### Dataset excerpt
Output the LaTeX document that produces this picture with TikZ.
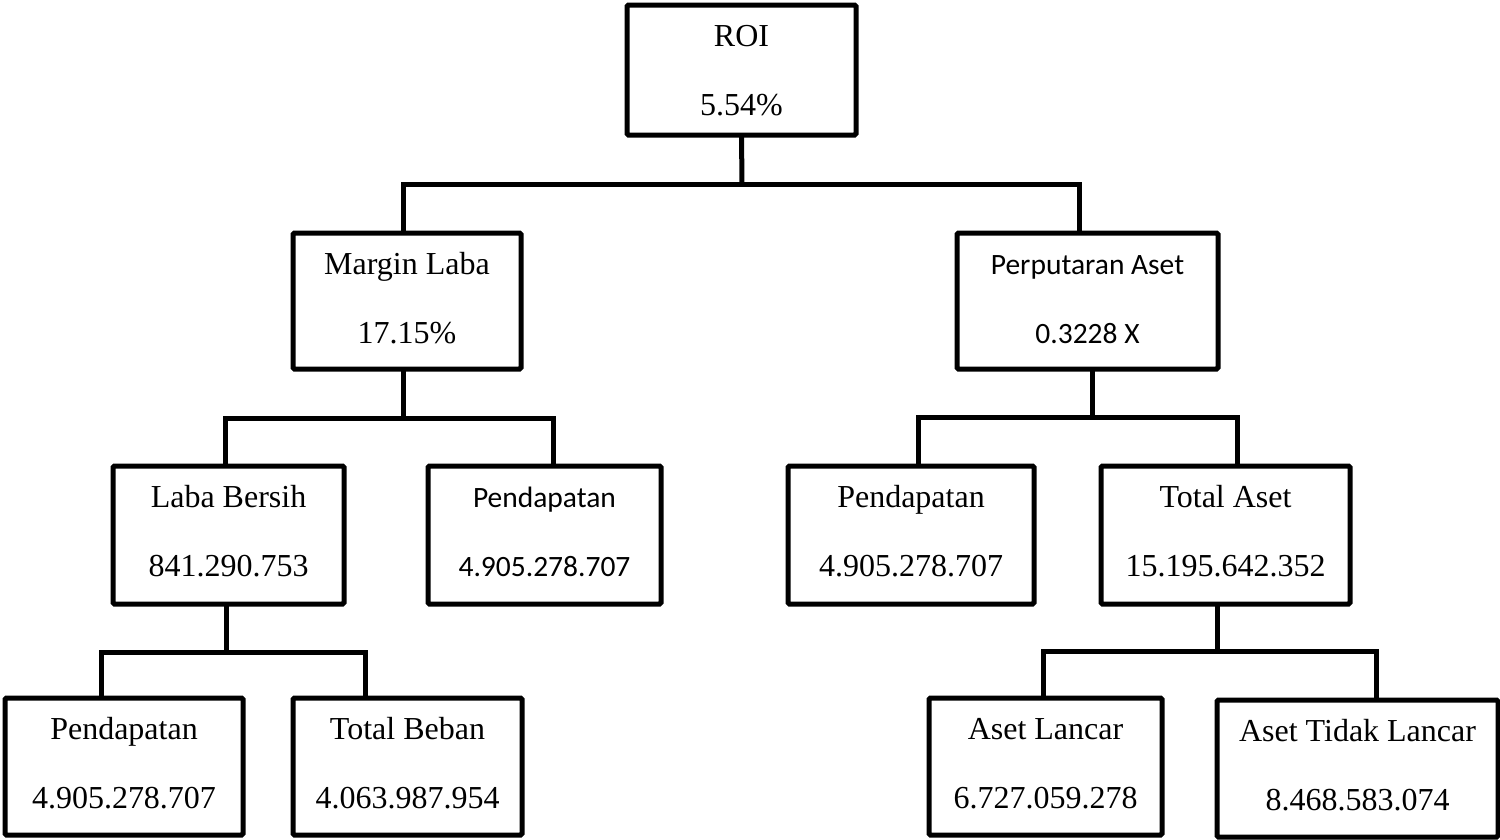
\documentclass[tikz,border=0pt]{standalone}
\usepackage{fontspec}
\setmainfont{Liberation Serif}
\newfontfamily\calib{Carlito}
\newcommand\boxtext[4]{%
  \node[#2,anchor=base] (#1-a) at ([yshift=-41pt]#1.north) {#3};
  \node[#2,anchor=base] (#1-b) at ([yshift=-110pt]#1.north) {#4};}
\begin{document}
\begin{tikzpicture}[x=1pt,y=-1pt,
  box/.style={draw, line width=5pt, rounded corners=1.5pt, inner sep=0pt, outer sep=0pt},
  conn/.style={line width=5pt, line join=miter},
  serif/.style={font=\fontsize{32}{36}\selectfont, inner sep=0pt},
  sans/.style={font=\calib\fontsize{29.5}{34}\selectfont, inner sep=0pt}]
\useasboundingbox (0,0) rectangle (1500,839);
% level 1
\node[box, minimum width=229pt, minimum height=130pt] (roi) at (741.5,70) {};
% level 2
\node[box, minimum width=228pt, minimum height=136pt] (ml) at (407,301) {};
\node[box, minimum width=261pt, minimum height=136pt] (pa) at (1087.5,301) {};
% level 3
\node[box, minimum width=231pt, minimum height=138pt] (lb) at (228.5,535) {};
\node[box, minimum width=233pt, minimum height=138pt] (pd1) at (544.5,535) {};
\node[box, minimum width=246pt, minimum height=138pt] (pd2) at (911,535) {};
\node[box, minimum width=249pt, minimum height=138pt] (ta) at (1225.5,535) {};
% level 4
\node[box, minimum width=238pt, minimum height=137pt] (pd3) at (124,766.5) {};
\node[box, minimum width=229pt, minimum height=137pt] (tb) at (407.5,766.5) {};
\node[box, minimum width=233pt, minimum height=137pt] (al) at (1045.5,766.5) {};
\node[box, minimum width=281pt, minimum height=137pt] (atl) at (1357.5,768.5) {};
% texts
\boxtext{roi}{serif}{ROI}{5.54\%}
\boxtext{ml}{serif}{Margin Laba}{17.15\%}
\boxtext{pa}{sans}{Perputaran Aset}{0.3228 X}
\boxtext{lb}{serif}{Laba Bersih}{841.290.753}
\boxtext{pd1}{sans}{Pendapatan}{4.905.278.707}
\boxtext{pd2}{serif}{Pendapatan}{4.905.278.707}
\boxtext{ta}{serif}{Total Aset}{15.195.642.352}
\boxtext{pd3}{serif}{Pendapatan}{4.905.278.707}
\boxtext{tb}{serif}{Total Beban}{4.063.987.954}
\boxtext{al}{serif}{Aset Lancar}{6.727.059.278}
\boxtext{atl}{serif}{Aset Tidak Lancar}{8.468.583.074}
% connectors
\coordinate (b1) at (742,184);
\draw[conn] (roi.south) -- (b1);
\draw[conn] ([xshift=-4pt]ml.north) |- (b1) -| ([xshift=-8.5pt]pa.north);
\coordinate (b2) at (403,418);
\draw[conn] ([xshift=-4pt]ml.south) -- (b2);
\draw[conn] ([xshift=-3.5pt]lb.north) |- (b2) -| ([xshift=8.5pt]pd1.north);
\coordinate (b3) at (1092,417);
\draw[conn] ([xshift=4.5pt]pa.south) -- (b3);
\draw[conn] ([xshift=7pt]pd2.north) |- (b3) -| ([xshift=11.5pt]ta.north);
\coordinate (b4) at (226,652);
\draw[conn] ([xshift=-2.5pt]lb.south) -- (b4);
\draw[conn] ([xshift=-23pt]pd3.north) |- (b4) -| ([xshift=-42.5pt]tb.north);
\coordinate (b5) at (1217,651);
\draw[conn] ([xshift=-8.5pt]ta.south) -- (b5);
\draw[conn] ([xshift=-2.5pt]al.north) |- (b5) -| ([xshift=18.5pt]atl.north);
\end{tikzpicture}
\end{document}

### Stated task
Make an exact copy of the data, leaving its pictures out.

### Result of the exercise
Output the LaTeX document that produces this picture with TikZ.
\documentclass[tikz,border=0pt]{standalone}
\usepackage{fontspec}
\setmainfont{Liberation Serif}
\newfontfamily\calib{Carlito}
\newcommand\boxtext[4]{%
  \node[#2,anchor=base] (#1-a) at ([yshift=-41pt]#1.north) {#3};
  \node[#2,anchor=base] (#1-b) at ([yshift=-110pt]#1.north) {#4};}
\begin{document}
\begin{tikzpicture}[x=1pt,y=-1pt,
  box/.style={draw, line width=5pt, rounded corners=1.5pt, inner sep=0pt, outer sep=0pt},
  conn/.style={line width=5pt, line join=miter},
  serif/.style={font=\fontsize{32}{36}\selectfont, inner sep=0pt},
  sans/.style={font=\calib\fontsize{29.5}{34}\selectfont, inner sep=0pt}]
\useasboundingbox (0,0) rectangle (1500,839);
% level 1
\node[box, minimum width=229pt, minimum height=130pt] (roi) at (741.5,70) {};
% level 2
\node[box, minimum width=228pt, minimum height=136pt] (ml) at (407,301) {};
\node[box, minimum width=261pt, minimum height=136pt] (pa) at (1087.5,301) {};
% level 3
\node[box, minimum width=231pt, minimum height=138pt] (lb) at (228.5,535) {};
\node[box, minimum width=233pt, minimum height=138pt] (pd1) at (544.5,535) {};
\node[box, minimum width=246pt, minimum height=138pt] (pd2) at (911,535) {};
\node[box, minimum width=249pt, minimum height=138pt] (ta) at (1225.5,535) {};
% level 4
\node[box, minimum width=238pt, minimum height=137pt] (pd3) at (124,766.5) {};
\node[box, minimum width=229pt, minimum height=137pt] (tb) at (407.5,766.5) {};
\node[box, minimum width=233pt, minimum height=137pt] (al) at (1045.5,766.5) {};
\node[box, minimum width=281pt, minimum height=137pt] (atl) at (1357.5,768.5) {};
% texts
\boxtext{roi}{serif}{ROI}{5.54\%}
\boxtext{ml}{serif}{Margin Laba}{17.15\%}
\boxtext{pa}{sans}{Perputaran Aset}{0.3228 X}
\boxtext{lb}{serif}{Laba Bersih}{841.290.753}
\boxtext{pd1}{sans}{Pendapatan}{4.905.278.707}
\boxtext{pd2}{serif}{Pendapatan}{4.905.278.707}
\boxtext{ta}{serif}{Total Aset}{15.195.642.352}
\boxtext{pd3}{serif}{Pendapatan}{4.905.278.707}
\boxtext{tb}{serif}{Total Beban}{4.063.987.954}
\boxtext{al}{serif}{Aset Lancar}{6.727.059.278}
\boxtext{atl}{serif}{Aset Tidak Lancar}{8.468.583.074}
% connectors
\coordinate (b1) at (742,184);
\draw[conn] (roi.south) -- (b1);
\draw[conn] ([xshift=-4pt]ml.north) |- (b1) -| ([xshift=-8.5pt]pa.north);
\coordinate (b2) at (403,418);
\draw[conn] ([xshift=-4pt]ml.south) -- (b2);
\draw[conn] ([xshift=-3.5pt]lb.north) |- (b2) -| ([xshift=8.5pt]pd1.north);
\coordinate (b3) at (1092,417);
\draw[conn] ([xshift=4.5pt]pa.south) -- (b3);
\draw[conn] ([xshift=7pt]pd2.north) |- (b3) -| ([xshift=11.5pt]ta.north);
\coordinate (b4) at (226,652);
\draw[conn] ([xshift=-2.5pt]lb.south) -- (b4);
\draw[conn] ([xshift=-23pt]pd3.north) |- (b4) -| ([xshift=-42.5pt]tb.north);
\coordinate (b5) at (1217,651);
\draw[conn] ([xshift=-8.5pt]ta.south) -- (b5);
\draw[conn] ([xshift=-2.5pt]al.north) |- (b5) -| ([xshift=18.5pt]atl.north);
\end{tikzpicture}
\end{document}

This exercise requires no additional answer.